Declaring variables & Program speed

I'm building an arduino based drone that has an IMU loop that runs at 500Hz, see below;

void GetIMU(){
float   gain=0.99; //comp. filter gain
float   filter=0.08; 
uint32_t IMUStartT = micros();
uint16_t  IMUdT = IMUStartT - IMUFinT;      //dT for each computation of the IMU loop
 
if(IMUdT >= IMUlooptime){
  
Wire.beginTransmission(MPU_Address);
Wire.write(0x3B);
Wire.endTransmission();
Wire.requestFrom(MPU_Address,4);
/*int16_t*/ Accel_X = Wire.read()<<8 | Wire.read();
int16_t Accel_Y = Wire.read()<<8 | Wire.read();
Wire.beginTransmission(MPU_Address);
Wire.write(0x3F);
Wire.endTransmission();
Wire.requestFrom(MPU_Address,4);
int16_t Accel_Z = Wire.read()<<8 | Wire.read();
int16_t Temp   =  Wire.read()<<8 | Wire.read();
Wire.beginTransmission(MPU_Address);
Wire.write(0x43);
Wire.endTransmission();
Wire.requestFrom(MPU_Address,6);
int16_t Gyro_X =  Wire.read()<<8 | Wire.read();
int16_t Gyro_Y =  Wire.read()<<8 | Wire.read();
int16_t Gyro_Z =  Wire.read()<<8 | Wire.read();

Accel_X = Accel_X - Accel_X_offset;
Accel_Y = Accel_Y - Accel_Y_offset;
Accel_Z = Accel_Z - Accel_Z_offset;    

Accel_X_Filter = Accel_X_Filter + filter*(Accel_X - Accel_X_Filter);
Accel_Y_Filter = Accel_Y_Filter + filter*(Accel_Y - Accel_Y_Filter);
Accel_Z_Filter = Accel_Z_Filter + filter*(Accel_Z - Accel_Z_Filter);

/*float*/ Acc_Angle_X = atan2(Accel_Y_Filter, sqrt( Accel_X_Filter*Accel_X_Filter + Accel_Z_Filter*Accel_Z_Filter )  )*57.30;
/*float*/ Acc_Angle_Y = atan2(Accel_X_Filter, sqrt( Accel_Y_Filter*Accel_Y_Filter + Accel_Z_Filter*Accel_Z_Filter )  )*57.30;

float IMUdt_Const = (IMUdT*0.0000000152579);        //65LSB/d/s, micros, 1/65540000= 0.00001525.. 
float Xdelta = compangleX + (Gyro_X*IMUdt_Const);    // calculates first bit of comp. filter eq. 
compangleX = gain*Xdelta + (1-gain)*Acc_Angle_X;   
float Ydelta = compangleY + (Gyro_Y*IMUdt_Const);    // calculates first bit of comp. filter eq. 
compangleY = gain*Ydelta + (1-gain)*Acc_Angle_Y;

YawRate = (-Gyro_Z/65.54); 

IMUFinT = IMUStartT;    // leave in IF loop, then only computed when If=true. 
  } 
}

I connected the code up to some hardware and had a sluggish response from the servos which are controlled in another function. So to debug I started printing variables to the serial monitor to watch them in real time. As some of these variables were declared in the sub-routine I then redeclared them globally at the start of the sketch and found that this made a dramatic improvement in the servo response time.

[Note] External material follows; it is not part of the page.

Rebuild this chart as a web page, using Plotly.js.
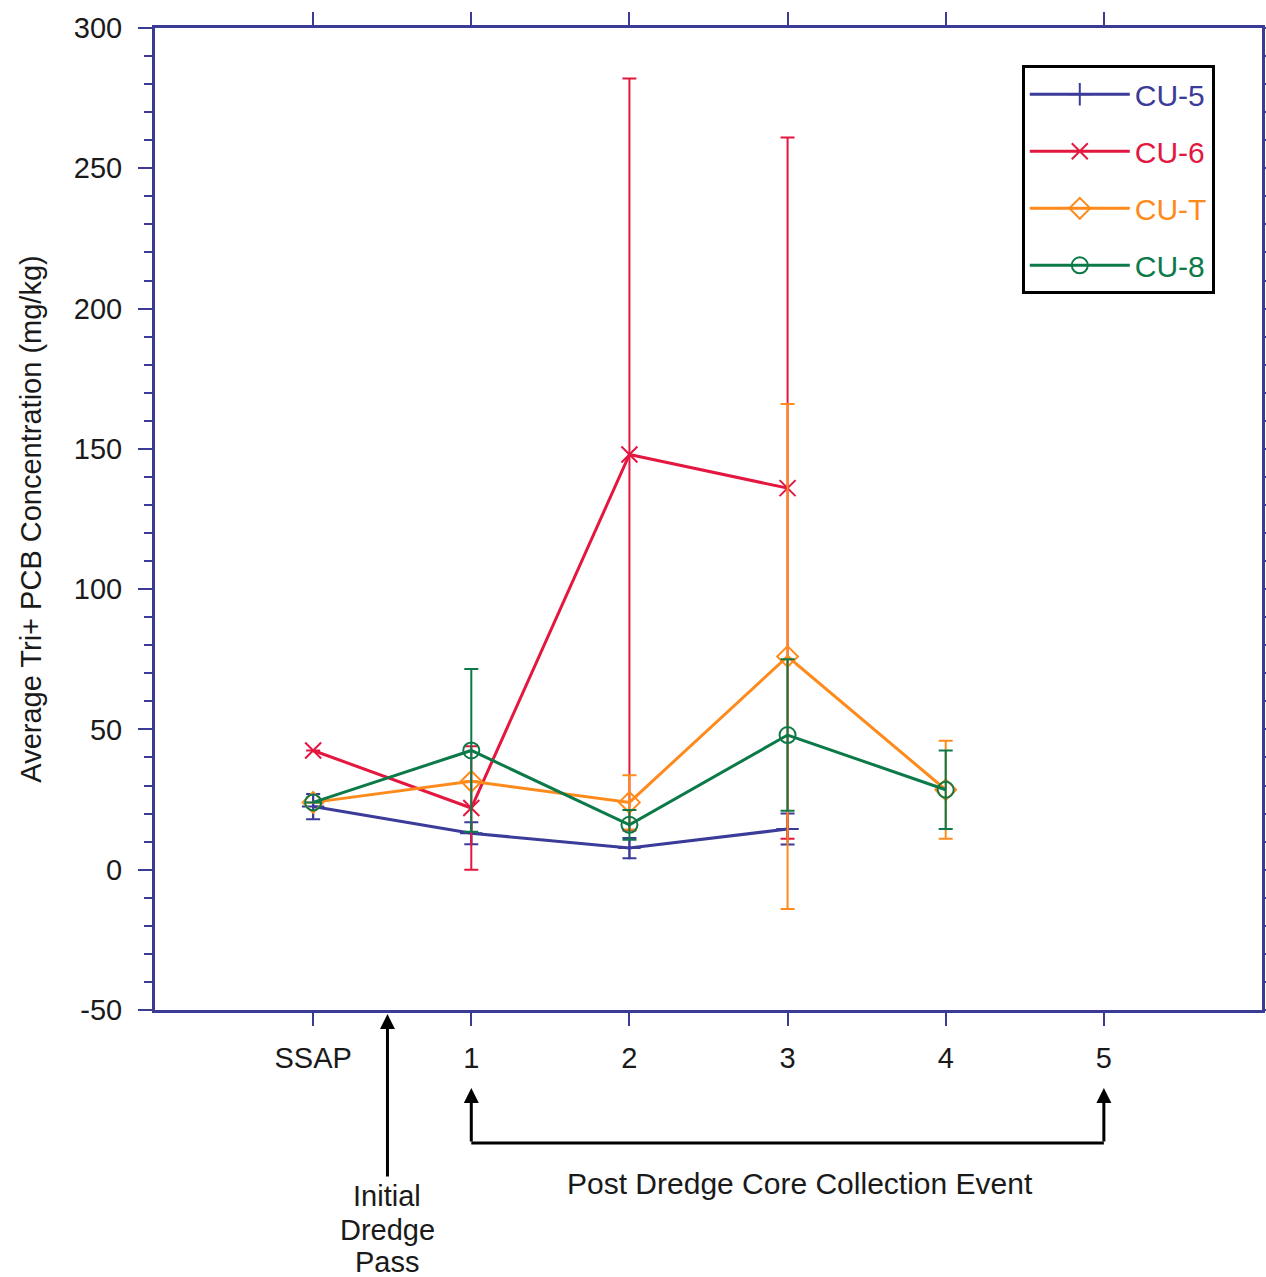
<!DOCTYPE html>
<html>
<head>
<meta charset="utf-8">
<script src="https://cdn.plot.ly/plotly-3.0.1.min.js"></script>
<style>html,body{margin:0;padding:0;background:#fff;}#chart{width:1266px;height:1277px;}</style>
</head>
<body>
<div id="chart"></div>
<script>
// Categories (x positions 0..5, SSAP = 0)
const xPos = [0, 1, 2, 3, 4];
const tickVals = [0, 1, 2, 3, 4, 5];
const tickText = ['SSAP', '1', '2', '3', '4', '5'];
const yTickVals = [-50, 0, 50, 100, 150, 200, 250, 300];
const yTickText = ['-50', '0', '50', '100', '150', '200', '250', '300'];

// Series values (mg/kg) and error bar half-widths
const cu5 = [22.5, 13, 7.7, 14.5, null];
const cu5Err = [4.5, 3.9, 3.6, 5.5, null];
const cu6 = [42.5, 22, 148, 136, null];
const cu6Err = [null, 22, 134, 125, null];
const cuT = [24, 31.5, 24, 76, 28.5];
const cuTErr = [null, null, 9.7, 90, 17.5];
const cu8 = [24, 42.5, 16, 48, 28.5];
const cu8Err = [null, 29, 5.3, 27, 14];

const seriesNames = ['CU-5', 'CU-6', 'CU-T', 'CU-8'];
const colors = ['#3b3b9a', '#e3173f', '#ff8a1c', '#0c7a48'];
const symbols = ['cross-thin', 'x-thin', 'diamond-open', 'circle-open'];
const values = [cu5, cu6, cuT, cu8];
const errs = [cu5Err, cu6Err, cuTErr, cu8Err];

const FONT = 'Liberation Sans, Arial, sans-serif';
const AX = '#3b3b96';
const TXT = '#1a1a1a';

const traces = seriesNames.map((n, i) => ({
  type: 'scatter',
  mode: 'lines+markers',
  x: xPos,
  y: values[i],
  name: '<span style="color:' + colors[i] + '">' + n + '</span>',
  legendgroup: 'g' + i,
  connectgaps: false,
  line: {color: colors[i], width: 3},
  marker: {symbol: symbols[i], size: 16, color: colors[i], line: {color: colors[i], width: 2}},
  error_y: {type: 'data', array: errs[i], symmetric: true, color: colors[i], thickness: 2, width: 7, visible: true}
}));

const yPaper = p => (1010 - p) / 982;
const labelFont = {family: FONT, size: 29, color: TXT};

const layout = {
  width: 1266, height: 1277,
  margin: {l: 155, r: 4, t: 28, b: 267},
  paper_bgcolor: '#ffffff', plot_bgcolor: '#ffffff',
  font: {family: FONT, size: 29, color: TXT},
  showlegend: true,
  legend: {
    x: 0.783, y: 0.962, xanchor: 'left', yanchor: 'top',
    bgcolor: '#ffffff', bordercolor: '#000000', borderwidth: 3,
    font: {family: FONT, size: 30},
    tracegroupgap: 15, itemwidth: 100
  },
  xaxis: {
    range: [-1, 6], tickvals: tickVals, ticktext: tickText,
    showgrid: false, zeroline: false,
    showline: true, linecolor: AX, linewidth: 3, mirror: 'ticks',
    ticks: 'outside', ticklen: 13, tickwidth: 2, tickcolor: AX,
    ticklabelstandoff: 7,
    tickfont: {family: FONT, size: 29, color: TXT}
  },
  yaxis: {
    range: [-50, 300], tickvals: yTickVals, ticktext: yTickText,
    showgrid: false, zeroline: false,
    showline: true, linecolor: AX, linewidth: 3, mirror: 'ticks',
    ticks: 'outside', ticklen: 14, tickwidth: 2, tickcolor: AX,
    minor: {dtick: 10, ticks: 'outside', ticklen: 8, tickwidth: 2, tickcolor: AX, showgrid: false},
    ticklabelstandoff: 10,
    tickfont: {family: FONT, size: 29, color: TXT},
    title: {text: 'Average Tri+ PCB Concentration (mg/kg)', font: {family: FONT, size: 29, color: TXT}, standoff: 24}
  },
  shapes: [
    {type: 'line', xref: 'x', yref: 'paper', x0: 1, x1: 5, y0: yPaper(1143), y1: yPaper(1143), line: {color: '#000', width: 3}}
  ],
  annotations: [
    {xref: 'x', yref: 'paper', x: 0.47, y: yPaper(1014), ax: 0, ay: 164, text: '', showarrow: true,
     arrowhead: 2, arrowsize: 1, arrowwidth: 3, arrowcolor: '#000'},
    {xref: 'x', yref: 'paper', x: 0.47, y: yPaper(1196), yanchor: 'middle', text: 'Initial', showarrow: false, font: labelFont},
    {xref: 'x', yref: 'paper', x: 0.47, y: yPaper(1230), yanchor: 'middle', text: 'Dredge', showarrow: false, font: labelFont},
    {xref: 'x', yref: 'paper', x: 0.47, y: yPaper(1262), yanchor: 'middle', text: 'Pass', showarrow: false, font: labelFont},
    {xref: 'x', yref: 'paper', x: 1, y: yPaper(1088), ax: 0, ay: 55, text: '', showarrow: true,
     arrowhead: 2, arrowsize: 1, arrowwidth: 3, arrowcolor: '#000'},
    {xref: 'x', yref: 'paper', x: 5, y: yPaper(1088), ax: 0, ay: 55, text: '', showarrow: true,
     arrowhead: 2, arrowsize: 1, arrowwidth: 3, arrowcolor: '#000'},
    {xref: 'x', yref: 'paper', x: 3.08, y: yPaper(1183), yanchor: 'middle', text: 'Post Dredge Core Collection Event', showarrow: false,
     font: {family: FONT, size: 30, color: TXT}}
  ]
};

Plotly.newPlot('chart', traces, layout, {displayModeBar: false, staticPlot: true});
</script>
</body>
</html>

/*float*/ Acc_Angle_X = atan2(Accel_Y_Filter, sqrt( Accel_X_Filter*Accel_X_Filter + Accel_Z_Filter*Accel_Z_Filter )  )*57.30;
/*float*/ Acc_Angle_Y = atan2(Accel_X_Filter, sqrt( Accel_Y_Filter*Accel_Y_Filter + Accel_Z_Filter*Accel_Z_Filter )  )*57.30;

I initially declared one of these variables for Acc_Angle_ globally and one within the loop and one servo was updating instantly and one was updating with a noticeable amount of lag. Once both of these were commented out and declared at the beginning of the sketch, the problem of the servo lag went away.

My question is why?

Knowing this I can hopefully speed it up in other places too. Thanks.

Declaring variables in functions and subroutines calls for some system work, overhead, to allocate and deallocate memory at each call of the function/subroutine. Using a global variable will not call for that system overhead as I think.
Just make sure that no unintended, unauthorized access is made to those globals.

An alternative may be to declare those local variables as static, then they don't get deallocated when the function completes, but are still only accessible by that function.

The allocation lag shouldn’t be very significant, compared to calculating atan2().
Can you post code that includes both cases, and perhaps a timing loop?

The act of printing itself significantly slows down any loop with it in. You might speed things up with the baud rate value, but not as much as leaving the print out altogether.